AK Parti Sözcüsü Ömer Çelik: Kim bu zalim saldırganlığa 'İsrail'in kendini savunma hakkı' diyor ve susuyorsa çocuk katillerinin işbirlikçisidir.
Cumhurbaşkanlığı Sözcüsü İbrahim Kalın: İsrail'in işgal ve zulmüne karşı tüm Müslüman, Hristiyan ve Yahudiler ortak mücadele etmeli.
Çevre ve Şehircilik Bakanı Murat Kurum: Türkiye dün olduğu gibi bugün de mazlumun yanında, zalimin karşısındadır.
Sağlık Bakanı Fahrettin Koca: Mescid-i Aksa kutsal mabettir. Mabette zulme sessiz kalınamaz
BBP Genel Başkanı Mustafa Destici: İslam ülkeleri İsrail'li diplomatları sınır dışı edip, kendi elçilerini geri çağırmalı.
Diyanet İşleri Başkanlığı'nca "Mescid-i Aksa ve Kudüs" olağanüstü gündemiyle düzenlenen Dünya İslam Alimleri Birliği Toplantısı'nda konuşan Diyanet İşleri Başkanı Ali Erbaş: Bugün artık slogan atmak, ağıt yakmakla yetinemeyiz.
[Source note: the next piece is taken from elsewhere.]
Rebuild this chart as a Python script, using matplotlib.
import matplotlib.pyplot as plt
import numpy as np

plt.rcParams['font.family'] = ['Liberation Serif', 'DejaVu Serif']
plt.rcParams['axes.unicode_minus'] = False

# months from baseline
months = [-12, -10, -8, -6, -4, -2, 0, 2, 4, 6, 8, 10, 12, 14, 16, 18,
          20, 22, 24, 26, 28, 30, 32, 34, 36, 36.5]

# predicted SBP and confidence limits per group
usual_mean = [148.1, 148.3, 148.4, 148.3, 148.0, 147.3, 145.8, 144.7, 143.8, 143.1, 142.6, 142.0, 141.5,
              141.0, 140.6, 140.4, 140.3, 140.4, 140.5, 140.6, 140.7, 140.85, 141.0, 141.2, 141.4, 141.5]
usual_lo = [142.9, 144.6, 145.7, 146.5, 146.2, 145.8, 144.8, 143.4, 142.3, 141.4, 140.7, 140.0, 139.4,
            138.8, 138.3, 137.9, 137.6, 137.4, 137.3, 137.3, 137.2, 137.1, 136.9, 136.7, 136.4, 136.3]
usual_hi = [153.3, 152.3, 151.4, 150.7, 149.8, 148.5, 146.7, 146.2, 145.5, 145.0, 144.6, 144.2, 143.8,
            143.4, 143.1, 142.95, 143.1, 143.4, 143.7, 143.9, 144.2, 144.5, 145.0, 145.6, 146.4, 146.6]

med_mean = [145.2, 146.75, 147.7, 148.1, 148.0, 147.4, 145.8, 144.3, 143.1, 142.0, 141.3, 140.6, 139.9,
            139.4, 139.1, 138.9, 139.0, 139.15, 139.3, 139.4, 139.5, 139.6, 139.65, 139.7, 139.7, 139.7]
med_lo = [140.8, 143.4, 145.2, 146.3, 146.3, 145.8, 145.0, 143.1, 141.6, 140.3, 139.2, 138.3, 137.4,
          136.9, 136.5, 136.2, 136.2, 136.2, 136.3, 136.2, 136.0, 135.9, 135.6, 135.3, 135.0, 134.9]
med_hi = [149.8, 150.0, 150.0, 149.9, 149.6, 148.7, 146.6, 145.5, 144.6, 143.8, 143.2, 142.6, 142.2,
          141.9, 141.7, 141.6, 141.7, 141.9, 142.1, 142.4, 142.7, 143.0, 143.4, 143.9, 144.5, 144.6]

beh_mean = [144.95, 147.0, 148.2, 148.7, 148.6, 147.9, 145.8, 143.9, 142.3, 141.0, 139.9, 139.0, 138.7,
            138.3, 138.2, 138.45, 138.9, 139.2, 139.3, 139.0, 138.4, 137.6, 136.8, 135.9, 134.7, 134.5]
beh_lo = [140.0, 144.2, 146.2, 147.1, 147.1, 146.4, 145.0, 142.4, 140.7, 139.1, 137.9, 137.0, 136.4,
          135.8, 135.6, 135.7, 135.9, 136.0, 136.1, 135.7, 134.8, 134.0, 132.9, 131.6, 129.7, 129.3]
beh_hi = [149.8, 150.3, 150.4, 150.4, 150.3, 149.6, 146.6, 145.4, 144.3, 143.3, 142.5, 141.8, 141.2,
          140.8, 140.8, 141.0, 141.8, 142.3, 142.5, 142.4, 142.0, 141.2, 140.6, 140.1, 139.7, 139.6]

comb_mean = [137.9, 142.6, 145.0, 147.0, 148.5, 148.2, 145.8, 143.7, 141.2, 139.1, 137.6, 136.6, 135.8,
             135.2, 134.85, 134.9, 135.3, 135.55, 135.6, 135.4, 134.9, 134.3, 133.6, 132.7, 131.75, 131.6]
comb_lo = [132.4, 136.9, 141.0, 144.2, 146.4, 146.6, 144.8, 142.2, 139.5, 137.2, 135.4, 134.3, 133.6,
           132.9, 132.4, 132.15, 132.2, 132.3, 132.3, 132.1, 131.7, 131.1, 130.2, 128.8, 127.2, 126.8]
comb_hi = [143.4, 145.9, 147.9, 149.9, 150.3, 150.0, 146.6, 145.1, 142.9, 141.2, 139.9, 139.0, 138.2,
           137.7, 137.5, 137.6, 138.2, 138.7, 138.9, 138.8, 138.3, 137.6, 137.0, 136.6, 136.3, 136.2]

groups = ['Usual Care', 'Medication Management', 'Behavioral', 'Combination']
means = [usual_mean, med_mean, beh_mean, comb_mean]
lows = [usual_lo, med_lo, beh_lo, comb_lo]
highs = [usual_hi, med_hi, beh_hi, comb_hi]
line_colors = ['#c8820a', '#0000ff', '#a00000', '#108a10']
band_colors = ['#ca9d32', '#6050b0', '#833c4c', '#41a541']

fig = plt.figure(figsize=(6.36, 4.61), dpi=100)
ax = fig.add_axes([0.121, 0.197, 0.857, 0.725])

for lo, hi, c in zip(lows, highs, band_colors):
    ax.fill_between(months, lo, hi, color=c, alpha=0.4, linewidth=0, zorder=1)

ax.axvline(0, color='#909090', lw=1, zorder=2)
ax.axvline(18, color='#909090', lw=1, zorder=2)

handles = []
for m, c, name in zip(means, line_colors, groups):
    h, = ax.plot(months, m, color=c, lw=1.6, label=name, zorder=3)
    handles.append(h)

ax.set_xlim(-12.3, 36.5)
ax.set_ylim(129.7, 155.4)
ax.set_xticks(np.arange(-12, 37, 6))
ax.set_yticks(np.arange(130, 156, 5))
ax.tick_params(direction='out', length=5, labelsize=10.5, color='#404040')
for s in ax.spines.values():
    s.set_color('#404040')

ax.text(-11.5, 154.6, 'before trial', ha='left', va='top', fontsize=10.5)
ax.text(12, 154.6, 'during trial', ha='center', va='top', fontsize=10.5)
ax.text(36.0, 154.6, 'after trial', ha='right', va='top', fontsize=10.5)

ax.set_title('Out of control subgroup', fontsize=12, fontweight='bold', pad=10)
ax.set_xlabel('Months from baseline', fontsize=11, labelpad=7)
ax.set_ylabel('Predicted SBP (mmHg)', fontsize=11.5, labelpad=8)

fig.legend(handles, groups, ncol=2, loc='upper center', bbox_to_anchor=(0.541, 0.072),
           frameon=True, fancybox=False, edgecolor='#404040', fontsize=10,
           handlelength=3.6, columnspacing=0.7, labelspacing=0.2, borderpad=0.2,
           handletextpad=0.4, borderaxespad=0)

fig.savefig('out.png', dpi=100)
Çözüme dair müşahhas, kalıcı ve gerçekçi adımlar atmak zorundayız. Derhal toparlanmalı ve ümmetin vahdetini temin etmeliyiz. Bugün tüm insanlık işgale karşı çıkmakla ve Kudüs'ü savunmakla yükümlüdür. Yani Kudüs topyekûn insanlığın hukuk, ahlak ve vicdan sınavıdır. Kudüs, İslam ümmetinin iman ve kardeşlik imtihanıdır.